The university faculty also won six first prizes, 13 second prizes and a third prize. Five of the first-prize programs and nine of second-prize ones were led by the university while the others involved its researchers.
He Jifeng, dean of the software engineering institute at East China Normal University, and his team, won a top prize with technologies for software testing, analyzing and assessment to ensure development of safe and credible core controlling software for key industrial equipment.
Their technologies have supported the success of many important space missions in China, including the launch of the Fengyun-4 satellite and the docking of Shenzhou-8 and Tiangong-1.

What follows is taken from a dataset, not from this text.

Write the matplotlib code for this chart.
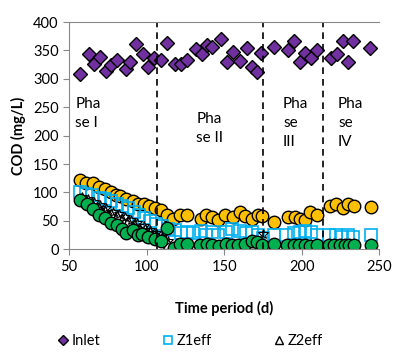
import matplotlib.pyplot as plt

plt.rcParams['font.family'] = ['Lato', 'DejaVu Sans']

# inlet COD
inlet_x = [57, 62.5, 66, 70, 74, 77, 81, 87, 89, 93, 97.5, 101, 105, 109.5, 113, 118, 122, 126,
           132, 136, 139, 142, 148, 152, 156, 160, 165, 168, 171, 174, 182, 191, 195, 199, 202,
           206, 210, 219, 223, 227, 230, 233, 244]
inlet_y = [309, 344, 327, 339, 314, 324, 333, 318, 330, 361, 343, 321, 337, 333, 364, 327, 327, 333,
           352, 344, 359, 356, 371, 329, 348, 332, 355, 321, 312, 345, 356, 350, 367, 330, 346,
           336, 350, 336, 344, 367, 330, 367, 354]

# yellow series
yel_x = [57, 61, 65.5, 69.5, 73, 77, 80.5, 83, 87, 91, 94.5, 98, 101.5, 105.5, 109.5, 113, 117,
         121.5, 126, 135, 138, 142, 146, 150.5, 155.5, 160, 163.5, 168, 172, 174.5, 182, 191,
         195.5, 199, 202, 205.5, 210, 218.5, 222.5, 227, 230, 233.5, 245]
yel_y = [122, 117, 116, 109, 106, 101, 96, 93, 88, 85, 80, 79, 76, 73, 69, 60, 53,
         61, 60, 54, 61, 57, 52, 60, 56, 66, 58, 53, 60, 59, 48, 57,
         56, 54, 52, 66, 60, 76, 79, 73, 79, 76, 74]

# green series
grn_x = [57, 61.5, 65.5, 69, 73, 77, 81, 84, 87, 91, 94.5, 97, 101, 105.5, 109.5, 113, 117.5,
         121.5, 126, 134.5, 139, 142, 146.5, 151, 155, 159, 163.5, 168, 171, 174.5, 182, 190.5,
         195, 198, 202, 205.5, 210, 217.5, 221, 225, 228, 230.5, 233.5, 244.5]
grn_y = [86, 79, 70, 61, 55, 47, 42, 35, 29, 33, 25, 26, 22, 18, 14, 38, 2,
         10, 10, 7, 10, 7, 6, 9, 7, 8, 10, 14, 12, 7, 10, 7,
         7, 7, 7, 6, 7, 7, 7, 7, 7, 8, 7, 8]

# Z1eff
z1_x = [57, 61, 65, 70, 73, 77, 81, 84, 88, 92, 95, 98, 102, 106, 110, 114, 118, 122, 126, 130,
        135, 138, 142, 146, 151, 155, 160, 164, 168, 172, 175, 182, 190, 195, 199, 202, 206, 210,
        218, 222, 226, 230, 233, 245]
z1_y = [100, 98, 95, 90, 88, 85, 80, 76, 72, 65, 60, 55, 50, 45, 40, 35, 33, 28, 30, 28,
        32, 25, 30, 25, 30, 35, 32, 28, 30, 25, 20, 25, 25, 28, 30, 32, 30, 25,
        25, 25, 22, 25, 22, 25]

# Z2eff
z2_x = [57, 61, 65, 69, 73, 77, 81, 84, 88, 92, 95, 99, 102, 106, 110, 114, 118]
z2_y = [88, 84, 80, 72, 68, 62, 58, 54, 50, 45, 38, 35, 30, 25, 18, 10, 3]

# asterisk series
ast_x = [58, 62, 66, 70, 74, 78, 82, 86, 90, 94, 98, 102, 106, 110, 114, 175]
ast_y = [92, 88, 84, 78, 72, 66, 62, 56, 52, 46, 40, 34, 28, 22, 14, 26]

phase_x = [107, 175, 214]
phase_txt = ['Pha\nse I', 'Pha\nse II', 'Pha\nse\nIII', 'Pha\nse\nIV']
phase_pos = [(54, 268), (132, 242), (188, 268), (223.5, 268)]

fig = plt.figure(figsize=(4.02, 3.56), dpi=100)
ax = fig.add_axes([0.172, 0.30, 0.771, 0.638])

ax.plot(inlet_x, inlet_y, ls='none', marker='D', ms=7, mfc='#7030A0', mec='black', mew=1.0,
        label='Inlet')
ax.plot(yel_x, yel_y, ls='none', marker='o', ms=9, mfc='#FFC000', mec='black', mew=1.0)
ax.plot(z1_x, z1_y, ls='none', marker='s', ms=8, mfc='none', mec='#00B0F0', mew=1.2,
        label='Z1eff')
ax.plot(z2_x, z2_y, ls='none', marker='^', ms=7, mfc='white', mec='black', mew=1.0,
        label='Z2eff')
ax.plot(ast_x, ast_y, ls='none', marker='*', ms=7, mfc='none', mec='black', mew=0.8)
ax.plot(grn_x, grn_y, ls='none', marker='o', ms=9, mfc='#00B050', mec='black', mew=1.0)

for px in phase_x:
    ax.axvline(px, color='black', ls=(0, (4, 3)), lw=1.2)
for t, (tx, ty) in zip(phase_txt, phase_pos):
    ax.text(tx, ty, t, fontsize=11, va='top', ha='left', linespacing=1.45)

ax.set_xlim(50, 250)
ax.set_ylim(0, 400)
ax.set_xticks(range(50, 251, 50))
ax.set_yticks(range(0, 401, 50))
ax.tick_params(labelsize=10.5, length=4, color='#888888')
ax.spines['right'].set_visible(False)
for s in ['left', 'bottom', 'top']:
    ax.spines[s].set_color('#888888')
ax.set_xlabel('Time period (d)', fontsize=10.5, fontweight='bold', labelpad=20)
ax.set_ylabel('COD (mg/L)', fontsize=10.5, fontweight='bold', labelpad=5)

leg = ax.legend(loc='center', bbox_to_anchor=(0.39, -0.405), ncol=3, frameon=False,
                fontsize=10.5, handletextpad=0.2, columnspacing=4.2, handlelength=0.8,
                markerscale=0.75, borderaxespad=0)

fig.savefig('out.png', dpi=100)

The University of Shanghai for Science and Technology harvested two first prizes and four second prizes. Five were led by the university and one second-prize program involved its teachers.
In one of its first-prize programs, a team led by Professor Liu Ping developed a high-performance copper alloy for the production of overhead wires that provide power for high-speed trains.
Team member Zhou Honglei said China had been using German wires in high-speed railways but from 2008 it began to use products developed by the team. With their high electrical conductivity, mechanical strength, thermostability and anti-friction capacity, the wires have enabled China’s high-speed trains to increase their speed from 100 to 400 kilometers per hour. They have also helped produce new output value of over 3 billion yuan in the past three years and saved at least 1 billion yuan in electricity costs each year in the operation of high-speed trains.
Currently, about 70 percent of the railway systems that run at 350 kilometers per hour are equipped with its products.
Shanghai Ocean University’s hairy crab breeding and raising program also won a first prize.
The varieties of hairy crabs in Shanghai had been of low quality, low output and low price. A team from the university led by Professor Wang Chenghui, after 10 years of research around the world developed a new variety called “Jianghai 21” which grows fast, is large and has a high yield. The team has also established the largest database for hairy crabs.
Its crab breeding and raising technologies have been adopted in a number of aqua farms around China, including in Jiangsu Province’s Sheyang County, the country’s largest crab breeding base.